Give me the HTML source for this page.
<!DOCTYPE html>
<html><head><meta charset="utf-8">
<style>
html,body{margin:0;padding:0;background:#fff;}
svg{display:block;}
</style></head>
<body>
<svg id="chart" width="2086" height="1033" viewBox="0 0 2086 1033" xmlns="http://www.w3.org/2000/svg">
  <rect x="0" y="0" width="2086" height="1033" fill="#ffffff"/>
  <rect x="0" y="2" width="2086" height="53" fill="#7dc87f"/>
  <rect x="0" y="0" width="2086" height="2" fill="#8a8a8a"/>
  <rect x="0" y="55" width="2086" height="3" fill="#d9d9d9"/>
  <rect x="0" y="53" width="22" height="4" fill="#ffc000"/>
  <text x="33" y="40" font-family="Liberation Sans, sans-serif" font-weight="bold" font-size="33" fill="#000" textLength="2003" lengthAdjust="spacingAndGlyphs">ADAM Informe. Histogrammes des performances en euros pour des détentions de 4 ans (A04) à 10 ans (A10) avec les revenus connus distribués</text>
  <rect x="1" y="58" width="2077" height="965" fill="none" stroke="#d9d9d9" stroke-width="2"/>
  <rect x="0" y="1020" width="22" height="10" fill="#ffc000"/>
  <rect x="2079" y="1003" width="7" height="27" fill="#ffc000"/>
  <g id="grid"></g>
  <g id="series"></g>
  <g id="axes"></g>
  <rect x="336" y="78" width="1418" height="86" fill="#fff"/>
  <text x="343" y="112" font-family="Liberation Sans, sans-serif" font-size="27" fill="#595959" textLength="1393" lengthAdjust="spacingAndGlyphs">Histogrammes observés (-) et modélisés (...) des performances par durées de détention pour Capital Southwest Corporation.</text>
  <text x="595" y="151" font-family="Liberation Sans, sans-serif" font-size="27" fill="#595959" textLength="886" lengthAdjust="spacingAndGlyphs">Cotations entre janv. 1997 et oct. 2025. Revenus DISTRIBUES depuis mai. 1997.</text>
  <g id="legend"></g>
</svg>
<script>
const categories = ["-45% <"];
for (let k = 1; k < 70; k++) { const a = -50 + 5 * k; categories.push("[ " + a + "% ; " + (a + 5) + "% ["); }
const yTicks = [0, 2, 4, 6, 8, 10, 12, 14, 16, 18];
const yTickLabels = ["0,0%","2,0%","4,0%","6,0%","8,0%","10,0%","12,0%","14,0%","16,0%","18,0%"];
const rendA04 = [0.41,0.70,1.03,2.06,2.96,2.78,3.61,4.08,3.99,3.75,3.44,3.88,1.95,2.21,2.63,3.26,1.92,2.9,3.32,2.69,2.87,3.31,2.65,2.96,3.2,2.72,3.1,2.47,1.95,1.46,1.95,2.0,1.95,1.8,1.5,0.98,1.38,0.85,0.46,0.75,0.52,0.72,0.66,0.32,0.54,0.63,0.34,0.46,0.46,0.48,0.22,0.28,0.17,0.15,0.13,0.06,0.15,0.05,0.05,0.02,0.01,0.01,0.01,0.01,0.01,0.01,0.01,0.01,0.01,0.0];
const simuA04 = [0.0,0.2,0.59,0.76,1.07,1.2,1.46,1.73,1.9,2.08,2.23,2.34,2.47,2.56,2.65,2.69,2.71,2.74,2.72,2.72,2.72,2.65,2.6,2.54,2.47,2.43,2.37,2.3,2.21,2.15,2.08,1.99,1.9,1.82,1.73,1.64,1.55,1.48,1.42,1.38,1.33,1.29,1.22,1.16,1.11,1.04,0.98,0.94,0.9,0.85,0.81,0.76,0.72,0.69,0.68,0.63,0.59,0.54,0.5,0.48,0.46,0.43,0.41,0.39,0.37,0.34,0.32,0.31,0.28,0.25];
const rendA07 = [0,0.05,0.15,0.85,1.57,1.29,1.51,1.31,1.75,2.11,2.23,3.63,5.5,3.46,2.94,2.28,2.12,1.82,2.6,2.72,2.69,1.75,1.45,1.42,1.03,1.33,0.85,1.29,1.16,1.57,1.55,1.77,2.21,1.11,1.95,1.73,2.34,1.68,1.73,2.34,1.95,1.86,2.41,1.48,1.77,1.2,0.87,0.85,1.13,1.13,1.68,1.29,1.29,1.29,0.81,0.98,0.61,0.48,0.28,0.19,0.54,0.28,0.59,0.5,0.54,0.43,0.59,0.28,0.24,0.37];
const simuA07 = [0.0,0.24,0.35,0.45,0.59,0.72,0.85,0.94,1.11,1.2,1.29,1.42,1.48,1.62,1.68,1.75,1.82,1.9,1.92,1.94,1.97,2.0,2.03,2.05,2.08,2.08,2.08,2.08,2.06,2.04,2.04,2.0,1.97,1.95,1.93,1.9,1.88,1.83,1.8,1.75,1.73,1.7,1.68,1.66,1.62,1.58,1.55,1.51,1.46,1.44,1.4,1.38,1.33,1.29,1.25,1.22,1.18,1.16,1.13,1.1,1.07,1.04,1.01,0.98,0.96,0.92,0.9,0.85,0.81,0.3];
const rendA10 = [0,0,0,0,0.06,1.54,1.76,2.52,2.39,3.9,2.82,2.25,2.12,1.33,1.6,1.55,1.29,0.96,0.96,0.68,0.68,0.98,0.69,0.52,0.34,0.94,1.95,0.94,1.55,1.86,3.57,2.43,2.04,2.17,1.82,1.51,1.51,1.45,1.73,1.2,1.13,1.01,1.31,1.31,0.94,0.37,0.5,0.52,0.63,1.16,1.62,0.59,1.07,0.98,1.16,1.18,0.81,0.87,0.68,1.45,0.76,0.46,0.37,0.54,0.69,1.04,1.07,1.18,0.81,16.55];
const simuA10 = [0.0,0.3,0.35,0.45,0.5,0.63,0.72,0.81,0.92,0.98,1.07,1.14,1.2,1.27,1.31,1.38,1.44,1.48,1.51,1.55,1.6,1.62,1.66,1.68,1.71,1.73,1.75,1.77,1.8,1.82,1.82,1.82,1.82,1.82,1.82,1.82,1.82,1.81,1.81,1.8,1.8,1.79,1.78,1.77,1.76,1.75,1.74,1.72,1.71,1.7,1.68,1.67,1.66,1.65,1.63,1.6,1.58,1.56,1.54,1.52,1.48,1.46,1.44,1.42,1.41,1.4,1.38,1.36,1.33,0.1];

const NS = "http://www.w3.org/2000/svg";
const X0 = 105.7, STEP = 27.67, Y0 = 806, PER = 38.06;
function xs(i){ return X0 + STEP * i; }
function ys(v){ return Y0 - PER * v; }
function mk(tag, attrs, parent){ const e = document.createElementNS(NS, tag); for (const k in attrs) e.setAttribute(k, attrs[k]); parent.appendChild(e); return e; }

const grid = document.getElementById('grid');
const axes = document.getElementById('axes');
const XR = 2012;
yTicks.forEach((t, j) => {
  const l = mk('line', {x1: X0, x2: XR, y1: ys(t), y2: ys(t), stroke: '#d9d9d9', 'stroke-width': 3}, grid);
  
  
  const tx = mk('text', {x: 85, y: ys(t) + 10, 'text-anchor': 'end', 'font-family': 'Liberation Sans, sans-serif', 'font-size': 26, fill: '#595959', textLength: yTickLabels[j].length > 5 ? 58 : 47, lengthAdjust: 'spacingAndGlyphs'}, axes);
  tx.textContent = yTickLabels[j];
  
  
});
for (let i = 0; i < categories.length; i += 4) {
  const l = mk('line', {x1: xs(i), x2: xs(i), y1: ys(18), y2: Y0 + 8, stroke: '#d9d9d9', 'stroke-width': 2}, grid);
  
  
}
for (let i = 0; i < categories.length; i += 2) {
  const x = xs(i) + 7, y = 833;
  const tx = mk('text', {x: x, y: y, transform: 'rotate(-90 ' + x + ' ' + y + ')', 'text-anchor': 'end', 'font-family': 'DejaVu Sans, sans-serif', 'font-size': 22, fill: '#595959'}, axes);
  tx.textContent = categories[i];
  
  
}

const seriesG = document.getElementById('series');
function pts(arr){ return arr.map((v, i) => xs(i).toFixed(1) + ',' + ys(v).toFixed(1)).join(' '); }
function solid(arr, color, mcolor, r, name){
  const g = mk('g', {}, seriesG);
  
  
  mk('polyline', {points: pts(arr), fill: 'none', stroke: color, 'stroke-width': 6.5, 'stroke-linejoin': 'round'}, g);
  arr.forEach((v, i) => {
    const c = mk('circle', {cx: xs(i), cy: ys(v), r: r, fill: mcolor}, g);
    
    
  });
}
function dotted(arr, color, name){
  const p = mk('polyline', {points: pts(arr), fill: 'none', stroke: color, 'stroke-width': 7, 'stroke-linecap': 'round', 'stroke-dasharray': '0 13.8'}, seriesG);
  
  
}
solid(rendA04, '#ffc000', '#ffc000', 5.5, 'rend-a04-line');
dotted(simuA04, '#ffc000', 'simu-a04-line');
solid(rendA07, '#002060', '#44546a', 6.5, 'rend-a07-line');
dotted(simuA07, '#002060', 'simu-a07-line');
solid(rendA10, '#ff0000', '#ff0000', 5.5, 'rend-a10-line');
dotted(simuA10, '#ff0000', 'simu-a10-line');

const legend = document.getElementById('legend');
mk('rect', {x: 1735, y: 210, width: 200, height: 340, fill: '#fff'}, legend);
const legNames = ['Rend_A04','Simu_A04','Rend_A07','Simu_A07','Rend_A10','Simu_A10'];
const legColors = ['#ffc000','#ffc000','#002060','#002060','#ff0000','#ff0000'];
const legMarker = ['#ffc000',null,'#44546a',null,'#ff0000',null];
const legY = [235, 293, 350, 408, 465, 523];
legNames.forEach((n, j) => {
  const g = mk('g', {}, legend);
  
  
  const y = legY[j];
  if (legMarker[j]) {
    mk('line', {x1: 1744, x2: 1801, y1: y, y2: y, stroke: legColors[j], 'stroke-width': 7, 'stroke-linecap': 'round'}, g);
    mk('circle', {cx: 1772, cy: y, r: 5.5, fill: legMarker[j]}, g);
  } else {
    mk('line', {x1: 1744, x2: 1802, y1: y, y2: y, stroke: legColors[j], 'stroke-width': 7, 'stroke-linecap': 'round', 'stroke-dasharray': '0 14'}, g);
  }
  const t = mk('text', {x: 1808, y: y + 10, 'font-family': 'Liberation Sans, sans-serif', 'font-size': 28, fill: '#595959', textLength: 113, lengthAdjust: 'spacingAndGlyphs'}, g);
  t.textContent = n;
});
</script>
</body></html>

--

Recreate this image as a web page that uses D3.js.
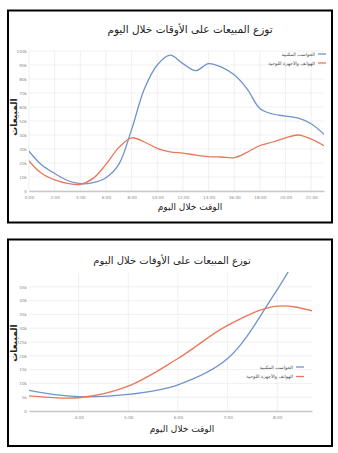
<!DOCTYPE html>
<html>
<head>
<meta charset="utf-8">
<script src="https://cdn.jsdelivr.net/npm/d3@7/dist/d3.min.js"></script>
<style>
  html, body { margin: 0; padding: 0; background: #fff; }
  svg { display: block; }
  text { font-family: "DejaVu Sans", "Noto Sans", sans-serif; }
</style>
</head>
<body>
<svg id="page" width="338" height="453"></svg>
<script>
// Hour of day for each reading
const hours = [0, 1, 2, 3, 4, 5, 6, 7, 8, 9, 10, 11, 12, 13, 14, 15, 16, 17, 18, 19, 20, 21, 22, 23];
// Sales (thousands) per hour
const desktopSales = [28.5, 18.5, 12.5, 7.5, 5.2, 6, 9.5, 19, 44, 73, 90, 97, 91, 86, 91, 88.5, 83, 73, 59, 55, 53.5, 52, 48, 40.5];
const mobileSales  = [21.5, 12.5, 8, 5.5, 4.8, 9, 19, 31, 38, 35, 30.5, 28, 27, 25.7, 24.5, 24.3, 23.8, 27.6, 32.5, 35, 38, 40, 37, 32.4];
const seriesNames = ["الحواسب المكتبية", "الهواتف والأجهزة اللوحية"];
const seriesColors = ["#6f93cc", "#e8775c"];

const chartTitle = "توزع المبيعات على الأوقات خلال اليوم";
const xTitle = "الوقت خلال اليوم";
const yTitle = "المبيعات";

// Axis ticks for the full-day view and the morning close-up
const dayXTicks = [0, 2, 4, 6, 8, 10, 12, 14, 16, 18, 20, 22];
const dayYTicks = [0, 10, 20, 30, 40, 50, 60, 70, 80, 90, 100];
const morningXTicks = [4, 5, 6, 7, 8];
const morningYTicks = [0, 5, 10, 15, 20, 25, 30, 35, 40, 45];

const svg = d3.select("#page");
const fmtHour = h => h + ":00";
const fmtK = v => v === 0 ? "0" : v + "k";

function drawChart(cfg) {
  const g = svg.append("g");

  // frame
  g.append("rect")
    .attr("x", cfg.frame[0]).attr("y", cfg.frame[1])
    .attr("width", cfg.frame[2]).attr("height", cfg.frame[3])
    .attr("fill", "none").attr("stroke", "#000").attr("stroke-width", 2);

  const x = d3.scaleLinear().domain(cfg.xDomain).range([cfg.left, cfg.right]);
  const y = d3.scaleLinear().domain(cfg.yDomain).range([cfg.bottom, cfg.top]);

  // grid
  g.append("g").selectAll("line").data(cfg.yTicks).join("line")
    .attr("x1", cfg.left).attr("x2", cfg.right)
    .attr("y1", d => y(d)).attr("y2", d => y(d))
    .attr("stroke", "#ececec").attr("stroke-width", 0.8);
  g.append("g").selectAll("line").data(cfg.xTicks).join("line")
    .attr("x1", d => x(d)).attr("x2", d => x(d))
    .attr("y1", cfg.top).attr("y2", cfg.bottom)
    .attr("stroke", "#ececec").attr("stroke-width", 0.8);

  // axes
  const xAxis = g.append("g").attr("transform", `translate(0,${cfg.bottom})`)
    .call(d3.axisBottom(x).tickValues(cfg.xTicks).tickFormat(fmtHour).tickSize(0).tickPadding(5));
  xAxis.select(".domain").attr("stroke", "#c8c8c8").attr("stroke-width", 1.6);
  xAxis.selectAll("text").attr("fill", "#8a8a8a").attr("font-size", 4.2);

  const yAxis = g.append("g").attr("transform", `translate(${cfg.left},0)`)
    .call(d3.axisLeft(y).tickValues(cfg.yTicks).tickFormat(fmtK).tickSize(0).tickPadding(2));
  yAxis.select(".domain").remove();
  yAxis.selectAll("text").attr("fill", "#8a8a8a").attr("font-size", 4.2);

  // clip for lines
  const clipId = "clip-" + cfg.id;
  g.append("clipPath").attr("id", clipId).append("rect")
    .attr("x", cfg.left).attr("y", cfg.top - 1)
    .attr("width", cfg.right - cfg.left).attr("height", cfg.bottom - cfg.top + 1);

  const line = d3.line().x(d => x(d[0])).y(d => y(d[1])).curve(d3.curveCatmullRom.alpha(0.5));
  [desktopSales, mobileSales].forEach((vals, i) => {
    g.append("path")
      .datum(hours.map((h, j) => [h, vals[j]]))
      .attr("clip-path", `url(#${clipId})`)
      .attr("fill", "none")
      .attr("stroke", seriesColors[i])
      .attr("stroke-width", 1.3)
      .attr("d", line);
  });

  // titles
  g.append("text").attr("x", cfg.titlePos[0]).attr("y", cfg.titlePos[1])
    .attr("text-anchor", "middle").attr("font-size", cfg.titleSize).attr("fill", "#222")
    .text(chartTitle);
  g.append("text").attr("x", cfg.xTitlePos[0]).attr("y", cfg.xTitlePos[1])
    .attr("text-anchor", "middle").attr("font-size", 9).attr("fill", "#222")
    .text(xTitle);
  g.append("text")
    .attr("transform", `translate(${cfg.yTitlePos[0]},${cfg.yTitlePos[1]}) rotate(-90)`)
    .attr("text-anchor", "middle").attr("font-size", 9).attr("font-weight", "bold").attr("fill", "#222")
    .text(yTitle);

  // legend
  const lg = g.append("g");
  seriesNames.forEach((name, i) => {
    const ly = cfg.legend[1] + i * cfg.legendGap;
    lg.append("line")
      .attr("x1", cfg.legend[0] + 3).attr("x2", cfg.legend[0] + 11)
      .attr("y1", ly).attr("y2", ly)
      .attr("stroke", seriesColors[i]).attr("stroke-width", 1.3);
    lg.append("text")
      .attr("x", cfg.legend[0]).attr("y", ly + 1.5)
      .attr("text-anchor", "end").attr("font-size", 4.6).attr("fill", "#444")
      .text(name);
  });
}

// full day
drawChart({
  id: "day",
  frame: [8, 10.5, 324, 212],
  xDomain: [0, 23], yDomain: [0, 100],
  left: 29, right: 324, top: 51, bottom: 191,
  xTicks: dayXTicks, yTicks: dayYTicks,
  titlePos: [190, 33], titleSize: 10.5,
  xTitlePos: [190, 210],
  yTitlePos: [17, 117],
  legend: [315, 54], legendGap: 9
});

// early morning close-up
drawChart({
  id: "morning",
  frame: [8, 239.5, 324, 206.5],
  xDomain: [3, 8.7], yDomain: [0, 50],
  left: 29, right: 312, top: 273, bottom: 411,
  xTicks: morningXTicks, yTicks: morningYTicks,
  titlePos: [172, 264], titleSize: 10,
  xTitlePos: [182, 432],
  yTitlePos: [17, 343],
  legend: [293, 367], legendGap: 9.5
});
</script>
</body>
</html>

---

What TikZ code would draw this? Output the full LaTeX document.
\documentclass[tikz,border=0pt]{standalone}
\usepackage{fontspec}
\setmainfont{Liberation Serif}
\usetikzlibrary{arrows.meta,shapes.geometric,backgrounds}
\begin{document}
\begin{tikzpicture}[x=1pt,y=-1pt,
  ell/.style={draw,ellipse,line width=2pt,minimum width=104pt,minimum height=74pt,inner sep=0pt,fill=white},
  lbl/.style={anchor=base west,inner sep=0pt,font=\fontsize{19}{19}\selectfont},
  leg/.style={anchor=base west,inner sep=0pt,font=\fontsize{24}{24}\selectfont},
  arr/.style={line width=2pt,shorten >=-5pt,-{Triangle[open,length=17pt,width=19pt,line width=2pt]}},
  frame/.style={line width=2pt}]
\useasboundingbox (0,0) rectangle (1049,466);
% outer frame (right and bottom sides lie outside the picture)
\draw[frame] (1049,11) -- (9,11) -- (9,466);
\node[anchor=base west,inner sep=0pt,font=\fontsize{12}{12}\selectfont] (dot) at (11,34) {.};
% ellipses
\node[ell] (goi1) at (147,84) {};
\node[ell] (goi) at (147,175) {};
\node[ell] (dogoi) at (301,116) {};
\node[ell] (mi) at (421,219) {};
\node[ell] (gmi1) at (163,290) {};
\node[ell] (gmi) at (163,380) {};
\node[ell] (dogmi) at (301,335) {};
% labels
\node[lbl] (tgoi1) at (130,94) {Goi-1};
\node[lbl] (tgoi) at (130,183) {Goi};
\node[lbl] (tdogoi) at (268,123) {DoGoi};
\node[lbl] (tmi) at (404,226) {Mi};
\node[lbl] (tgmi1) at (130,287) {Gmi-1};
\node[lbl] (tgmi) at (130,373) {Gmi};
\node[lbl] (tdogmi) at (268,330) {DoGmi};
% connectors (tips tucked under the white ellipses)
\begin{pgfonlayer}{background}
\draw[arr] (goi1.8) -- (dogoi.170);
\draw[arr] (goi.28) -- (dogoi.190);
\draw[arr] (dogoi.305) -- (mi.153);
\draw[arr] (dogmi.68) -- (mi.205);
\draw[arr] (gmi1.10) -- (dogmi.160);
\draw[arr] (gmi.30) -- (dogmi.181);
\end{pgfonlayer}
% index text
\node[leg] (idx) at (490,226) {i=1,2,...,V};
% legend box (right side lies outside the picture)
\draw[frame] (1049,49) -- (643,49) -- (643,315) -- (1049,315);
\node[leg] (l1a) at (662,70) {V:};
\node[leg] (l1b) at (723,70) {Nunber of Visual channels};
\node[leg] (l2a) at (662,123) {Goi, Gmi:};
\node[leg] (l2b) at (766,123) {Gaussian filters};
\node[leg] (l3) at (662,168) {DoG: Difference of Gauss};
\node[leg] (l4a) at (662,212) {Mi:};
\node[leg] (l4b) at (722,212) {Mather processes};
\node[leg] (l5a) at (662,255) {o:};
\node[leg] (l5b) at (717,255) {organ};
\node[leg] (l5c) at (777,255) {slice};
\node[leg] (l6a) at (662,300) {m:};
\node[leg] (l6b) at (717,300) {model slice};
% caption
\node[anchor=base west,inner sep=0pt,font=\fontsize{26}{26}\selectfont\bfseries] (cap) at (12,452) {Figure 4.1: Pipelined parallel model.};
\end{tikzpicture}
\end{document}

§ Problem
Copy each line from the records above that includes the string "this".

§ Answer
Give me the HTML source for this page.
Recreate this image as a web page that uses D3.js.
What TikZ code would draw this? Output the full LaTeX document.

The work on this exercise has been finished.